Narcissus pauses in his dance, and looks inquiringly at the pleading figure at his feet. For once his attention is distracted from himself. He stoops and raises the drooping Echo, gazing into her face. She returns look for look. The interest of Narcissus is aroused: he continues to forget himself, as Echo stimulates his curiosity. He takes pleasure in her, perhaps because in the ardent gaze which she fixes upon him he finds himself reflected.

But the watching nymphs are quickly roused to jealousy. Though Echo seeks to hold him, they tear Narcissus from his new-found pleasure. Derisively they declare that Echo’s love is but a mockery. Incapable of expressing any feeling of her own, she can but repeat the last words and gestures of those who choose to challenge her. Narcissus listens, astonished at so strange a tale. The nymphs, with jealous malice, urge him to test the truth of what they say. Nothing loth, Narcissus advances towards the sorrowful Echo. He dances a few gay steps, and pauses. Falteringly poor Echo repeats the last of them. Again Narcissus dances: again, on the instant that he pauses, the luckless nymph is constrained to imitate his final movements. Narcissus tries her with gestures—and unfailingly he sees, each time he pauses, his last motions repeated before his eyes.

It is true, then—this odd circumstance which the other nymphs related! Much amused, Narcissus breaks into a gleeful dance, and with all the heartless merriment of a wanton boy, indulges the whim of the moment. As he foots it round the hapless Echo he puts her, with unthinking cruelty, to every test

that his nimble wit can devise. In mute agony Echo responds to his pranks. Does he interrupt the dance to pause before her on tip-toes? She too, must raise herself into that attitude. Does he wave his arms around his head? She must copy the very gesture. So the cruel play goes on until at length Narcissus, wearying of the jest, merrily dances away in quest of some new sport. With him trip the eager nymphs. The peasant youths and maidens follow, and Echo is left to indulge her despair in solitude.

Unhappy Echo! Better to be dumb than condemned in this fashion to play the empty mime, a sport for idle moments. In gloomy abandonment to grief the hapless nymph unbraids her hair. The long black tresses fall about her shoulders, and thus, distraught in spirit, disordered in her looks, she flings herself in abasement before the shrine of the goddess. The mockery of her companions still rings in her ears, and in the first fury of a woman slighted she calls upon the deity to avenge her wounded pride. From the depths of her tortured soul she prays that Narcissus may learn something of the agony to which she is doomed, by giving his love where it can never be returned. The sacred grove darkens, the lightning flashes, and Echo, the bitterness with which her heart is overburdened thus discharged, goes mournfully forth.

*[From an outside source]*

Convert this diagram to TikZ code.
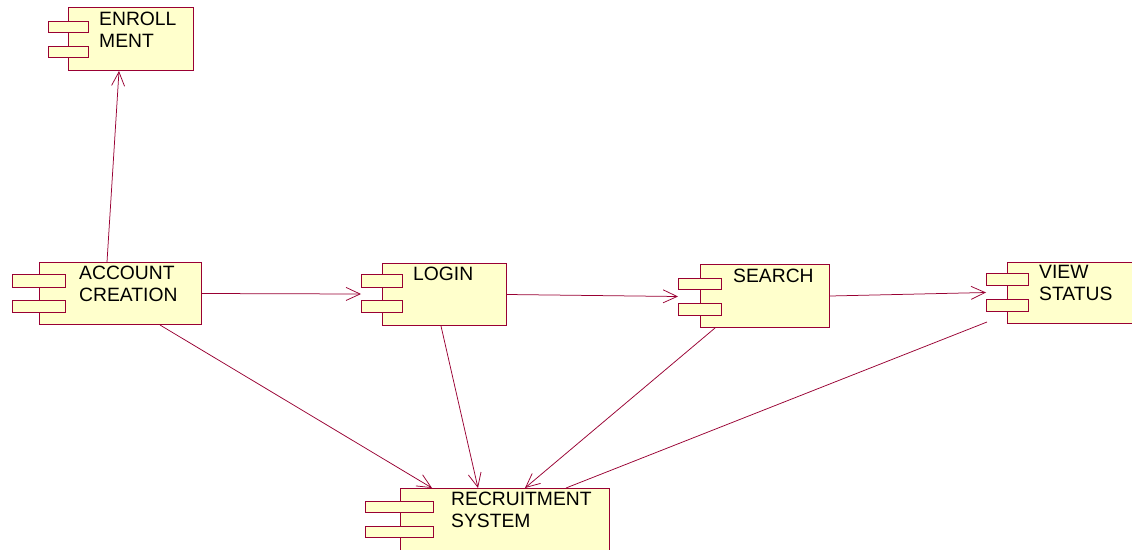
\documentclass[tikz,border=0pt]{standalone}
\usepackage{fontspec}
\setmainfont{Liberation Sans}
\usetikzlibrary{arrows.meta,calc}
\definecolor{rose}{RGB}{153,0,51}
\definecolor{compfill}{RGB}{255,255,204}
\begin{document}
\begin{tikzpicture}[x=1pt,y=-1pt,
  body/.style={draw=rose,fill=compfill,line width=1pt,inner sep=0pt,anchor=north west},
  pinbox/.style={draw=rose,fill=compfill,line width=1pt,inner sep=0pt,anchor=north west},
  lbl/.style={anchor=base west,inner sep=0pt,align=left,font=\fontsize{19.3}{22}\selectfont},
  dep/.style={draw=rose,line width=0.75pt,-{Straight Barb[length=14pt,width=13pt]}},
  assoc/.style={draw=rose,line width=0.75pt}]
\useasboundingbox (0,0) rectangle (1132,549);
\clip (0,0) rectangle (1132,549);
\fill[white] (0,0) rectangle (1132,549);

% ENROLLMENT
\node[body,minimum width=125pt,minimum height=63pt] (enroll) at (68,7) {};
\node[pinbox,minimum width=40pt,minimum height=11pt] (enroll-p1) at (48,21) {};
\node[pinbox,minimum width=40pt,minimum height=11pt] (enroll-p2) at (48,46) {};
\node[lbl] (enroll-t) at (99,47) {ENROLL\\MENT};

% ACCOUNT CREATION
\node[body,minimum width=162pt,minimum height=62pt] (acct) at (39,262) {};
\node[pinbox,minimum width=53pt,minimum height=13pt] (acct-p1) at (12,274) {};
\node[pinbox,minimum width=53pt,minimum height=12pt] (acct-p2) at (12,300) {};
\node[lbl] (acct-t) at (79,301) {ACCOUNT\\CREATION};

% LOGIN
\node[body,minimum width=124pt,minimum height=62pt] (login) at (382,263) {};
\node[pinbox,minimum width=41pt,minimum height=13pt] (login-p1) at (361,274) {};
\node[pinbox,minimum width=41pt,minimum height=12pt] (login-p2) at (361,300) {};
\node[lbl] (login-t) at (413,280) {LOGIN};

% SEARCH
\node[body,minimum width=129pt,minimum height=63pt] (search) at (700,264) {};
\node[pinbox,minimum width=43pt,minimum height=11pt] (search-p1) at (678,278) {};
\node[pinbox,minimum width=43pt,minimum height=12pt] (search-p2) at (678,303) {};
\node[lbl] (search-t) at (733,282) {SEARCH};

% VIEW STATUS
\node[body,minimum width=140pt,minimum height=61pt] (view) at (1007,262) {};
\node[pinbox,minimum width=42pt,minimum height=12pt] (view-p1) at (986,273) {};
\node[pinbox,minimum width=42pt,minimum height=12pt] (view-p2) at (986,299) {};
\node[lbl] (view-t) at (1039,300) {VIEW\\STATUS};

% RECRUITMENT SYSTEM
\node[body,minimum width=209pt,minimum height=80pt] (recruit) at (400,488) {};
\node[pinbox,minimum width=68pt,minimum height=11pt] (recruit-p1) at (365,501) {};
\node[pinbox,minimum width=68pt,minimum height=11pt] (recruit-p2) at (365,526) {};
\node[lbl] (recruit-t) at (451,527) {RECRUITMENT\\SYSTEM};

% connectors
\draw[dep] ([xshift=68pt]acct.north west) -- ([xshift=51pt]enroll.south west);
\draw[dep] (acct.east) -- ($(login-p1.south west)!.5!(login-p2.north west)$);
\draw[dep] (login.east) -- ($(search-p1.south west)!.5!(search-p2.north west)$);
\draw[dep] (search.east) -- ($(view-p1.south west)!.5!(view-p2.north west)$);
\draw[dep] ([xshift=121pt]acct.south west) -- ([xshift=32pt]recruit.north west);
\draw[dep] ([xshift=59pt]login.south west) -- ([xshift=78pt]recruit.north west);
\draw[dep] ([xshift=15pt]search.south west) -- ([xshift=125pt]recruit.north west);
\draw[assoc] ([xshift=-20pt,yshift=2pt]view.south west) -- ([xshift=166pt]recruit.north west);
\end{tikzpicture}
\end{document}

The light returns, the cool recesses of the leafy glade invite retirement from the heat of afternoon. Narcissus, weary of his sportive play, returns alone to rest his tired limbs. He is thirsty, and the shining surface of the pool is grateful to his eye. He approaches, stretches his limbs in lassitude upon the sloping bank, and stoops to drink.

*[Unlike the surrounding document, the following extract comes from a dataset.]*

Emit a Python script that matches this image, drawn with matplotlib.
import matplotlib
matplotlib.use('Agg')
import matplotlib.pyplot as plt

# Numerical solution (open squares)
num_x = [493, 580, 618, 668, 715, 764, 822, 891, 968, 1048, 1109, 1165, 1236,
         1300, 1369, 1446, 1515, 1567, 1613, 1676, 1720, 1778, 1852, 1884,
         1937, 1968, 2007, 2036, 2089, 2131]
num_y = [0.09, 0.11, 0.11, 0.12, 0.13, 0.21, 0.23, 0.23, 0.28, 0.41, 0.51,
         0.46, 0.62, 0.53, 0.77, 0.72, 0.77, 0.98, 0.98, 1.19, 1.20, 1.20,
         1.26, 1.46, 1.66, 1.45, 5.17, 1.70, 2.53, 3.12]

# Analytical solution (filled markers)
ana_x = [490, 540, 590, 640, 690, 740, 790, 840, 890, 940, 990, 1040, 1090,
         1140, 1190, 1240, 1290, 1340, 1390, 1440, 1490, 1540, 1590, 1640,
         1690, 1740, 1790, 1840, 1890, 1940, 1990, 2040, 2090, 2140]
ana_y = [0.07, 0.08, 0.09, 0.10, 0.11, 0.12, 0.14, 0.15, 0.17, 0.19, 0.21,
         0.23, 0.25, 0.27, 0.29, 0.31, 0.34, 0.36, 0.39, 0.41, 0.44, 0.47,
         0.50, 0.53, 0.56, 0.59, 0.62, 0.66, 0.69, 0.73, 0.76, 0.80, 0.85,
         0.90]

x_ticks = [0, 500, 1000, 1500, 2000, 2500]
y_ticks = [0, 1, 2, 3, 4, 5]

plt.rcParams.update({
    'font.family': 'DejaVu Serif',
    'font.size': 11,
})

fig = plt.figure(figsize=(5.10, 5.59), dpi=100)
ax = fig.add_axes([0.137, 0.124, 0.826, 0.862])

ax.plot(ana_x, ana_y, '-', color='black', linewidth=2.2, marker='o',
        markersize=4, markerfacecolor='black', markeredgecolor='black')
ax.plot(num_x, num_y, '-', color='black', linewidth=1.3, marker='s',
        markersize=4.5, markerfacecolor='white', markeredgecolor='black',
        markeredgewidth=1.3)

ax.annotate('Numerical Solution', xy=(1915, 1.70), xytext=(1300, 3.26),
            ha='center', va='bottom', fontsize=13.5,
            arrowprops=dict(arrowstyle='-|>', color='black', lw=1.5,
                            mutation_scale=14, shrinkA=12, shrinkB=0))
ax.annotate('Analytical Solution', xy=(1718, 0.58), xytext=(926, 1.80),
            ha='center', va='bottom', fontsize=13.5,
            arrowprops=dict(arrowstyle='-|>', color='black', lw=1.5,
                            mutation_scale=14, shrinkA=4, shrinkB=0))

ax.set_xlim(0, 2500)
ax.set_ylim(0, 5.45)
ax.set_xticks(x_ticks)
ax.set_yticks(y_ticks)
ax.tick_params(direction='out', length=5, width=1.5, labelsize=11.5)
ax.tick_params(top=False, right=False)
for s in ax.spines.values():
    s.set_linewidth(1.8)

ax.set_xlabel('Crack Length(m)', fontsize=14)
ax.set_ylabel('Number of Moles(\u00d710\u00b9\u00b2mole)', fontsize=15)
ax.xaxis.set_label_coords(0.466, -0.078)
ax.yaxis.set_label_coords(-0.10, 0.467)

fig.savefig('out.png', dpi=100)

But his lips do not touch the water. He remains poised above the glassy surface, staring intently downwards. Out of the limpid depth he sees regarding him a fair and radiant face. Narcissus had never thought that such beauty existed on earth. He cannot remove his eyes, he is entranced. He raises his head—the beautiful image retreats. He stoops—and it comes nearer. He stoops lower—he would kiss the vision. But at the very moment when his lips meet those others, a ripple breaks across the still surface of the pool, the image is distorted, almost vanishes.

The prayer of Echo has been answered. The doom of Narcissus has been pronounced, and he loves where his love can never be returned. He scrambles to his knees, he stands erect. Out of the again placid mirror of the pool his own image smiles upward at him. He makes passionate protestations of love: his image answers him gesture for gesture. He seeks to fascinate by his grace and beauty: grace and beauty not less than his fascinate him in turn. Yet the vision, to his dismay, remains remote. It will not come to him, and though when he seeks to approach, it draws near in welcome, the moment of union brings catastrophe.